Task objective:
Copy the data exactly as it appears, and do not include any pictures.

Source data:
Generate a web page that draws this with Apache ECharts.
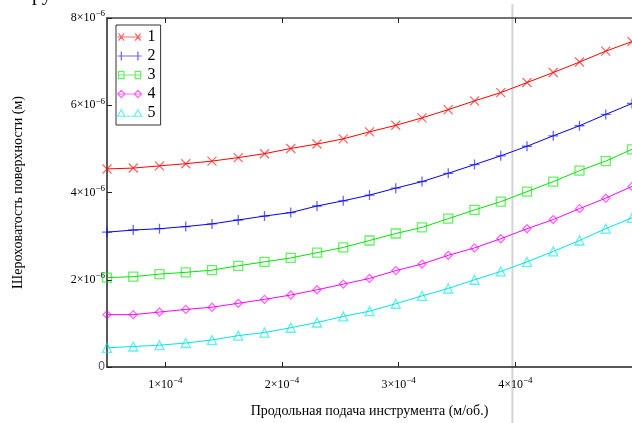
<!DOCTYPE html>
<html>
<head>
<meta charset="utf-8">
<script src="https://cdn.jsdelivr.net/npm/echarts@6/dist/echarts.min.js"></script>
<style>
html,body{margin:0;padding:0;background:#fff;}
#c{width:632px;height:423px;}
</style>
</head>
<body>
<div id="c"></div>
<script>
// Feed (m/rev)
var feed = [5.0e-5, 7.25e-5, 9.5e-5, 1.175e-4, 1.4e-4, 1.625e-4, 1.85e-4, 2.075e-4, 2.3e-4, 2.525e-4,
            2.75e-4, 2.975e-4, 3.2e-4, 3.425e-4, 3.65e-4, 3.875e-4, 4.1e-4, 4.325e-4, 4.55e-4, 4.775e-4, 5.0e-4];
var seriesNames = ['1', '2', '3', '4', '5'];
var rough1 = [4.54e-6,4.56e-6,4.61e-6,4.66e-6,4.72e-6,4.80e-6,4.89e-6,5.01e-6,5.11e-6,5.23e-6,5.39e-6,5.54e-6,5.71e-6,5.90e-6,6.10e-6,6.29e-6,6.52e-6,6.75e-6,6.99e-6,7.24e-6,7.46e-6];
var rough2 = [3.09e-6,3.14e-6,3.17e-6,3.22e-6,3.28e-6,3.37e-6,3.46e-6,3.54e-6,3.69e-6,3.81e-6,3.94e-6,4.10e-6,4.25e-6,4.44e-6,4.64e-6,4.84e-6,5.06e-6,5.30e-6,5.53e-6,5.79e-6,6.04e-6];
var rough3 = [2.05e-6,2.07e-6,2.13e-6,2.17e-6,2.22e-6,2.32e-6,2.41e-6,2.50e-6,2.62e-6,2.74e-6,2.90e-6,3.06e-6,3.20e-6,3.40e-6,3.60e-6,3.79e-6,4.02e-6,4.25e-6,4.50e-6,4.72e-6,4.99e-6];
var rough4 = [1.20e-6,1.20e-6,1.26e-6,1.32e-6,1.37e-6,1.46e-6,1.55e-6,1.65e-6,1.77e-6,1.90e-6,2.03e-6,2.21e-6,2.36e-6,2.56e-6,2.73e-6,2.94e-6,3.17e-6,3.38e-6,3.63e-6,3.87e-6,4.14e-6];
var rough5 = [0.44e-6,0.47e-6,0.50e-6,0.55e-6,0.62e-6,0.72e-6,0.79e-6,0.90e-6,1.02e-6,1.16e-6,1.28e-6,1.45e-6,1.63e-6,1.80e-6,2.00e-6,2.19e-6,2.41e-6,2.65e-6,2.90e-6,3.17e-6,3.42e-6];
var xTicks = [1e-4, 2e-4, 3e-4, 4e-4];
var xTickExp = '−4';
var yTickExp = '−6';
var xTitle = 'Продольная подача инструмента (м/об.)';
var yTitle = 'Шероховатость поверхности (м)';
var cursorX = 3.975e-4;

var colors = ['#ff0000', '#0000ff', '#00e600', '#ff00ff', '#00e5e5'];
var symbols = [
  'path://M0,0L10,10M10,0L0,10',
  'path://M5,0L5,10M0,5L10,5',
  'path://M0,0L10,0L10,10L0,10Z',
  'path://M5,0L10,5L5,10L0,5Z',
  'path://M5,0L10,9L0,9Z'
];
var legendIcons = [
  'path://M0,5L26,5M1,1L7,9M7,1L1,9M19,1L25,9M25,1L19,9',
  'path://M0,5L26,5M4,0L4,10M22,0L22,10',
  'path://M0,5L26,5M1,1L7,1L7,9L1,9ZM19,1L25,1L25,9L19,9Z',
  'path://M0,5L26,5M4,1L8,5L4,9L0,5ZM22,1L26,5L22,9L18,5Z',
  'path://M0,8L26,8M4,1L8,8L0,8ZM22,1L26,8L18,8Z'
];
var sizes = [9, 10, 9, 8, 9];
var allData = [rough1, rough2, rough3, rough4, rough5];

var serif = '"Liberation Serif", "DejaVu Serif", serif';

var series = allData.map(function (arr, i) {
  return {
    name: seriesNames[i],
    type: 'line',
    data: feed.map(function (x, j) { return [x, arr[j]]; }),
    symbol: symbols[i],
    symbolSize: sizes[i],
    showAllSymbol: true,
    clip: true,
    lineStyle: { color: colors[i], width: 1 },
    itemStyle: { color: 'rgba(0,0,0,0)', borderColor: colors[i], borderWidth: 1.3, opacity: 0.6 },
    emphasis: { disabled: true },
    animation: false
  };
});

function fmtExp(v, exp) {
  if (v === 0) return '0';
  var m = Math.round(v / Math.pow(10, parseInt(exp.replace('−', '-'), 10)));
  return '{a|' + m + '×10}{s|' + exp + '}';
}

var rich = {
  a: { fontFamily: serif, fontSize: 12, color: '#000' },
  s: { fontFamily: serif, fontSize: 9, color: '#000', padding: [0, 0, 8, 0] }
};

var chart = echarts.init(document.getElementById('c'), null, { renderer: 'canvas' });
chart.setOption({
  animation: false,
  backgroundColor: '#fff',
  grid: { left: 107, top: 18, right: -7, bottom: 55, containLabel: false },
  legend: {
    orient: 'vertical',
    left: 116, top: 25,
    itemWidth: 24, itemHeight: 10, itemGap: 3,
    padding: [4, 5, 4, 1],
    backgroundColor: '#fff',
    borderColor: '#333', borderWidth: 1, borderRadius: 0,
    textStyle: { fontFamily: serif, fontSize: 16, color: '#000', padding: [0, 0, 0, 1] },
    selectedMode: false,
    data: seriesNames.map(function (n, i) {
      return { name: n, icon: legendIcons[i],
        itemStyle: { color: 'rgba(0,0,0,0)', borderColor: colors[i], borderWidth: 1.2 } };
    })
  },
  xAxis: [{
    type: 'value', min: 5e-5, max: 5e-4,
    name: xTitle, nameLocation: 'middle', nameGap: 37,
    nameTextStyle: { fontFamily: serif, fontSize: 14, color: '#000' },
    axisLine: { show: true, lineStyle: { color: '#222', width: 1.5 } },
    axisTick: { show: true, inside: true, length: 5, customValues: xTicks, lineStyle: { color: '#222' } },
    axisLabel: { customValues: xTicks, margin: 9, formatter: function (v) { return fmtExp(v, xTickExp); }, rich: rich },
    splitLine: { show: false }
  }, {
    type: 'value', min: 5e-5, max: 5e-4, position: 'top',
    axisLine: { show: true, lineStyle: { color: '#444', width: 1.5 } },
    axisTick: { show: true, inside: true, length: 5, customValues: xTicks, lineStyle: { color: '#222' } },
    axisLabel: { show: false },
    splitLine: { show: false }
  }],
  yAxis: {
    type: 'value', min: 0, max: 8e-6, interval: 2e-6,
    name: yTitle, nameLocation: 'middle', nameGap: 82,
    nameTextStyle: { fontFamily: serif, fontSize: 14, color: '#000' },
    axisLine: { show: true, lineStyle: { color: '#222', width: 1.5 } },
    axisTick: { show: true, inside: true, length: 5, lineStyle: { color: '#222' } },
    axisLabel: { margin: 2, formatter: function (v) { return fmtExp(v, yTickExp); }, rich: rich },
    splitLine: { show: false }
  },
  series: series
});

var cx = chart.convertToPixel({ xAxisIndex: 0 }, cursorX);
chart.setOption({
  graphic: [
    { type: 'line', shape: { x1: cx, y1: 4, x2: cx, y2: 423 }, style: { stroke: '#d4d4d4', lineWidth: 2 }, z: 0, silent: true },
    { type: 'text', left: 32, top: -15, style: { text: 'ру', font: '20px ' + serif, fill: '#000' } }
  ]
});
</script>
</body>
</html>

Result for this task:
Generate a web page that draws this with Apache ECharts.
<!DOCTYPE html>
<html>
<head>
<meta charset="utf-8">
<script src="https://cdn.jsdelivr.net/npm/echarts@6/dist/echarts.min.js"></script>
<style>
html,body{margin:0;padding:0;background:#fff;}
#c{width:632px;height:423px;}
</style>
</head>
<body>
<div id="c"></div>
<script>
// Feed (m/rev)
var feed = [5.0e-5, 7.25e-5, 9.5e-5, 1.175e-4, 1.4e-4, 1.625e-4, 1.85e-4, 2.075e-4, 2.3e-4, 2.525e-4,
            2.75e-4, 2.975e-4, 3.2e-4, 3.425e-4, 3.65e-4, 3.875e-4, 4.1e-4, 4.325e-4, 4.55e-4, 4.775e-4, 5.0e-4];
var seriesNames = ['1', '2', '3', '4', '5'];
var rough1 = [4.54e-6,4.56e-6,4.61e-6,4.66e-6,4.72e-6,4.80e-6,4.89e-6,5.01e-6,5.11e-6,5.23e-6,5.39e-6,5.54e-6,5.71e-6,5.90e-6,6.10e-6,6.29e-6,6.52e-6,6.75e-6,6.99e-6,7.24e-6,7.46e-6];
var rough2 = [3.09e-6,3.14e-6,3.17e-6,3.22e-6,3.28e-6,3.37e-6,3.46e-6,3.54e-6,3.69e-6,3.81e-6,3.94e-6,4.10e-6,4.25e-6,4.44e-6,4.64e-6,4.84e-6,5.06e-6,5.30e-6,5.53e-6,5.79e-6,6.04e-6];
var rough3 = [2.05e-6,2.07e-6,2.13e-6,2.17e-6,2.22e-6,2.32e-6,2.41e-6,2.50e-6,2.62e-6,2.74e-6,2.90e-6,3.06e-6,3.20e-6,3.40e-6,3.60e-6,3.79e-6,4.02e-6,4.25e-6,4.50e-6,4.72e-6,4.99e-6];
var rough4 = [1.20e-6,1.20e-6,1.26e-6,1.32e-6,1.37e-6,1.46e-6,1.55e-6,1.65e-6,1.77e-6,1.90e-6,2.03e-6,2.21e-6,2.36e-6,2.56e-6,2.73e-6,2.94e-6,3.17e-6,3.38e-6,3.63e-6,3.87e-6,4.14e-6];
var rough5 = [0.44e-6,0.47e-6,0.50e-6,0.55e-6,0.62e-6,0.72e-6,0.79e-6,0.90e-6,1.02e-6,1.16e-6,1.28e-6,1.45e-6,1.63e-6,1.80e-6,2.00e-6,2.19e-6,2.41e-6,2.65e-6,2.90e-6,3.17e-6,3.42e-6];
var xTicks = [1e-4, 2e-4, 3e-4, 4e-4];
var xTickExp = '−4';
var yTickExp = '−6';
var xTitle = 'Продольная подача инструмента (м/об.)';
var yTitle = 'Шероховатость поверхности (м)';
var cursorX = 3.975e-4;

var colors = ['#ff0000', '#0000ff', '#00e600', '#ff00ff', '#00e5e5'];
var symbols = [
  'path://M0,0L10,10M10,0L0,10',
  'path://M5,0L5,10M0,5L10,5',
  'path://M0,0L10,0L10,10L0,10Z',
  'path://M5,0L10,5L5,10L0,5Z',
  'path://M5,0L10,9L0,9Z'
];
var legendIcons = [
  'path://M0,5L26,5M1,1L7,9M7,1L1,9M19,1L25,9M25,1L19,9',
  'path://M0,5L26,5M4,0L4,10M22,0L22,10',
  'path://M0,5L26,5M1,1L7,1L7,9L1,9ZM19,1L25,1L25,9L19,9Z',
  'path://M0,5L26,5M4,1L8,5L4,9L0,5ZM22,1L26,5L22,9L18,5Z',
  'path://M0,8L26,8M4,1L8,8L0,8ZM22,1L26,8L18,8Z'
];
var sizes = [9, 10, 9, 8, 9];
var allData = [rough1, rough2, rough3, rough4, rough5];

var serif = '"Liberation Serif", "DejaVu Serif", serif';

var series = allData.map(function (arr, i) {
  return {
    name: seriesNames[i],
    type: 'line',
    data: feed.map(function (x, j) { return [x, arr[j]]; }),
    symbol: symbols[i],
    symbolSize: sizes[i],
    showAllSymbol: true,
    clip: true,
    lineStyle: { color: colors[i], width: 1 },
    itemStyle: { color: 'rgba(0,0,0,0)', borderColor: colors[i], borderWidth: 1.3, opacity: 0.6 },
    emphasis: { disabled: true },
    animation: false
  };
});

function fmtExp(v, exp) {
  if (v === 0) return '0';
  var m = Math.round(v / Math.pow(10, parseInt(exp.replace('−', '-'), 10)));
  return '{a|' + m + '×10}{s|' + exp + '}';
}

var rich = {
  a: { fontFamily: serif, fontSize: 12, color: '#000' },
  s: { fontFamily: serif, fontSize: 9, color: '#000', padding: [0, 0, 8, 0] }
};

var chart = echarts.init(document.getElementById('c'), null, { renderer: 'canvas' });
chart.setOption({
  animation: false,
  backgroundColor: '#fff',
  grid: { left: 107, top: 18, right: -7, bottom: 55, containLabel: false },
  legend: {
    orient: 'vertical',
    left: 116, top: 25,
    itemWidth: 24, itemHeight: 10, itemGap: 3,
    padding: [4, 5, 4, 1],
    backgroundColor: '#fff',
    borderColor: '#333', borderWidth: 1, borderRadius: 0,
    textStyle: { fontFamily: serif, fontSize: 16, color: '#000', padding: [0, 0, 0, 1] },
    selectedMode: false,
    data: seriesNames.map(function (n, i) {
      return { name: n, icon: legendIcons[i],
        itemStyle: { color: 'rgba(0,0,0,0)', borderColor: colors[i], borderWidth: 1.2 } };
    })
  },
  xAxis: [{
    type: 'value', min: 5e-5, max: 5e-4,
    name: xTitle, nameLocation: 'middle', nameGap: 37,
    nameTextStyle: { fontFamily: serif, fontSize: 14, color: '#000' },
    axisLine: { show: true, lineStyle: { color: '#222', width: 1.5 } },
    axisTick: { show: true, inside: true, length: 5, customValues: xTicks, lineStyle: { color: '#222' } },
    axisLabel: { customValues: xTicks, margin: 9, formatter: function (v) { return fmtExp(v, xTickExp); }, rich: rich },
    splitLine: { show: false }
  }, {
    type: 'value', min: 5e-5, max: 5e-4, position: 'top',
    axisLine: { show: true, lineStyle: { color: '#444', width: 1.5 } },
    axisTick: { show: true, inside: true, length: 5, customValues: xTicks, lineStyle: { color: '#222' } },
    axisLabel: { show: false },
    splitLine: { show: false }
  }],
  yAxis: {
    type: 'value', min: 0, max: 8e-6, interval: 2e-6,
    name: yTitle, nameLocation: 'middle', nameGap: 82,
    nameTextStyle: { fontFamily: serif, fontSize: 14, color: '#000' },
    axisLine: { show: true, lineStyle: { color: '#222', width: 1.5 } },
    axisTick: { show: true, inside: true, length: 5, lineStyle: { color: '#222' } },
    axisLabel: { margin: 2, formatter: function (v) { return fmtExp(v, yTickExp); }, rich: rich },
    splitLine: { show: false }
  },
  series: series
});

var cx = chart.convertToPixel({ xAxisIndex: 0 }, cursorX);
chart.setOption({
  graphic: [
    { type: 'line', shape: { x1: cx, y1: 4, x2: cx, y2: 423 }, style: { stroke: '#d4d4d4', lineWidth: 2 }, z: 0, silent: true },
    { type: 'text', left: 32, top: -15, style: { text: 'ру', font: '20px ' + serif, fill: '#000' } }
  ]
});
</script>
</body>
</html>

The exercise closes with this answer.